電車を降りると、同じ方向に向かう親子連れが結構多い。動物園でパンダでも見に行く一行か、と思いきや、そちらには向かわず博物館方面の道に。仕舞った、読みが浅かったかと後悔の臍を噛む間もなく、親子連れは皆博物館で向かう前の所で次々と右に折れていくではありませんか。
おや、と思うとお目当てはこの日が最終日の恐竜博だった様で。ほっと胸を撫で下ろして、会場の国立博物館に到着すると怖い蟹(使い古しのぢぢいギャグ)。
殆ど人がいない。いや、まるっきりいない訳ではないけれど、多く見積もってせいぜい4〜50人ほど。なんてこったい。
何度となく新幹線の一番電車に飛び乗って通った、奈良の正倉院展でもこれほど行列の前に並べた事はなかったので、心の中で思わずガッツポーズをとって仕舞う程。

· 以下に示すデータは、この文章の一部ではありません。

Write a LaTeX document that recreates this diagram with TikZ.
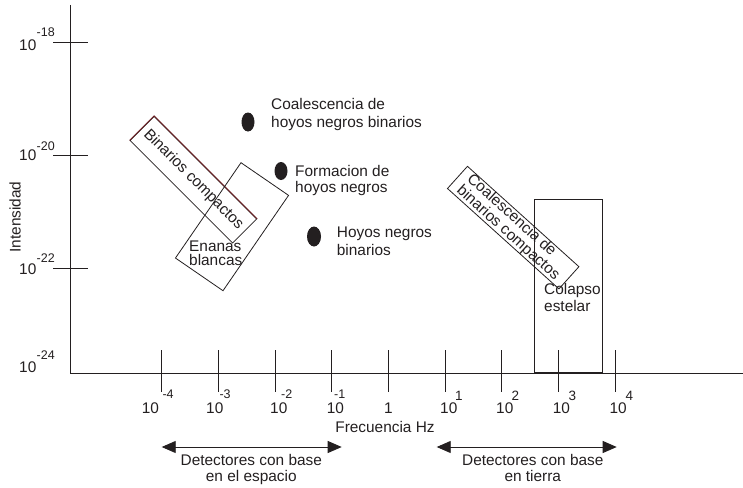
\documentclass[tikz,border=0pt]{standalone}
\usepackage{fontspec}
\setmainfont{Liberation Sans}
\usetikzlibrary{arrows.meta,positioning,shapes.geometric}
\definecolor{ink}{RGB}{35,31,32}
\definecolor{bcred}{RGB}{110,30,35}

\begin{document}
\begin{tikzpicture}[x=1pt,y=-1pt,
  txt/.style={font=\fontsize{15.4}{17.5}\selectfont,text=ink,inner sep=0pt},
  expn/.style={font=\fontsize{12.5}{13}\selectfont,text=ink,inner sep=0pt,anchor=base west},
  expp/.style={font=\fontsize{13.5}{14}\selectfont,text=ink,inner sep=0pt,anchor=base west},
  box/.style={draw=ink,line width=0.8pt,inner sep=0pt},
  blob/.style={ellipse,fill=ink,inner sep=0pt},
  detrange/.style={draw=ink,line width=0.9pt,{Triangle[length=14pt,width=12pt]}-{Triangle[length=14pt,width=12pt]}}]

\useasboundingbox (0,0) rectangle (743,487);

% axes
\coordinate (top) at (70.3,5);
\coordinate (o) at (70.3,373);
\coordinate (right) at (743,373);
\draw[ink,line width=0.9pt] (top) -- (o) -- (right);

% intensity ticks
\foreach \y in {42.3,155.3,268}
  \draw[ink,line width=0.9pt] (53.3,\y) -- (88.3,\y);
\foreach \b/\e/\eb in {50/-18/37, 160/-20/150, 274/-22/262, 372/-24/359}{
  \node[txt,anchor=base west] (yl\e) at (19,\b) {10};
  \node[expn] (ye\e) at (36.5,\eb) {\e};
}
\node[txt,rotate=90,anchor=base] (inten) at (20.5,217) {Intensidad};

% frequency ticks
\foreach \i in {-4,...,4}
  \draw[ink,line width=0.9pt] ({388.3+56.67*\i},350) -- ({388.3+56.67*\i},392);
\foreach \l/\e/\ex in {141.7/-4/162.3, 206/-3/219.3, 270/-2/281, 326.7/-1/334}{
  \node[txt,anchor=base west] (xl\e) at (\l,413) {10};
  \node[expn] (xe\e) at (\ex,398) {\e};
}
\foreach \l/\e/\ex in {440/1/455, 496/2/511.5, 552.7/3/568.5, 609.3/4/625.5}{
  \node[txt,anchor=base west] (xl\e) at (\l,413) {10};
  \node[expp] (xe\e) at (\ex,400) {\e};
}
\node[txt,anchor=base] (xl0) at (388.3,413) {1};
\node[txt,anchor=base] (freq) at (385,432) {Frecuencia Hz};

% detector ranges
\coordinate (sl) at (161.7,447);
\coordinate (sr) at (341.7,447);
\coordinate (tl) at (436.7,447);
\coordinate (tr) at (616.7,447);
\draw[detrange] (sl) -- (sr);
\draw[detrange] (tl) -- (tr);
\node[txt,align=center,anchor=north,font=\fontsize{15.4}{16}\selectfont] (space) at (251.3,454.5) {Detectores con base\\en el espacio};
\node[txt,align=center,anchor=north,font=\fontsize{15.4}{16}\selectfont] (ground) at (532.8,454.5) {Detectores con base\\en tierra};

% sources
\node[box,txt,rotate=-45,minimum width=145pt,minimum height=34pt] (bincomp) at (193.4,179.7) {Binarios compactos};
\draw[bcred,line width=0.8pt] (bincomp.south west) -- (bincomp.north west) -- (bincomp.north east);
\node[box,rotate=-34.5,minimum width=57.7pt,minimum height=115.7pt] (enbox) at (232,226.7) {};
\node[txt,align=left,anchor=north west,font=\fontsize{15.4}{13.5}\selectfont] (enanas) at (189,241) {Enanas\\blancas};

\node[blob,minimum width=13pt,minimum height=19pt] (bh1) at (248,122) {};
\node[blob,minimum width=13pt,minimum height=18pt] (bh2) at (281,171) {};
\node[blob,minimum width=14pt,minimum height=20pt] (bh3) at (314,236.5) {};
\node[txt,align=left,anchor=north west] (coal) at (271,98.2) {Coalescencia de\\hoyos negros binarios};
\node[txt,align=left,anchor=north west,font=\fontsize{15.4}{16.5}\selectfont] (form) at (295,165) {Formacion de\\hoyos negros};
\node[txt,align=left,anchor=north west] (hnb) at (336.7,227) {Hoyos negros\\binarios};

\node[box,txt,rotate=-42,minimum width=150pt,minimum height=28pt,align=left,font=\fontsize{15.4}{15.5}\selectfont] (coalbin) at (513.2,227.6) {Coalescencia de\\binarios compactos};
\node[box,anchor=south west,minimum width=68pt,minimum height=173.7pt] (colbox) at (534.3,373) {};
\node[txt,align=left,anchor=north west] (colapso) at (544,283) {Colapso\\estelar};
\end{tikzpicture}
\end{document}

しかも本来なら9時30分開場予定なのに、次第に長くなる行列を見て(雨がぱらついていた事もあってか)、係員が「会場の準備が出来次第、本来の開場予定時間より前に、御入場いただきますのでもう少しお待ちください」と、これまた涙が出る程有難い御言葉が。
という訳で、9時少し前に早くもぞろぞろと行列の移動が。うおおおおお。

とは云うものの、まあ五弦琵琶以外の展示物は大した事はないだろう、と思いきや。各年の奈良での正倉院展の、その年の目玉になるべき出展物が目白押し。おお、なんてこったい。人もまばらなので、たっぷりと堪能して、愈々わたくしが大好きな五弦琵琶の前へ。
所がこれがどうした事か、五弦琵琶の展示の前には、殆ど人がいないではありませんか。無論全くいない訳、ではないけれどせいぜい10人程度。最後に正倉院展に足を運んで、五弦琵琶を拝んだ時は、狭い会場なのにそこだけ何十人もの行列が出来て、押し合いへし合いしながら、それでも最前列では止まる事を許されず、慌ただしく拝観を済ませざるを得なかったのに。なんという事か。
無論こんな幸運は滅多に訪れるものではない事は百も承知なので、じっくりゆっくり、心行くまで拝観に耽ったのでありました。しかも先日、展示時期を勘違いして見損なった五弦琵琶のレプリカも展示がされていて、目福の極み。他にも蘭奢待はあるわ、螺鈿の鏡はあるわ、白石火舎はあるわ、銀薫炉はあるわ、で嫌という程堪能したのでありました。

メインの正倉院の宝物の他にも、江戸時代に行われた御開封時の絵図面や、長い間にボロボロになって、塵芥として伝わっている残骸の数々等、普段御眼に罹れない様なものもこれまた目白押し。凄い、と圧倒されながら会場を後にしたのでした。

時間が取れれば、漆胡瓶の展示が行われる、後期もいってみようかな、と思った次第であります。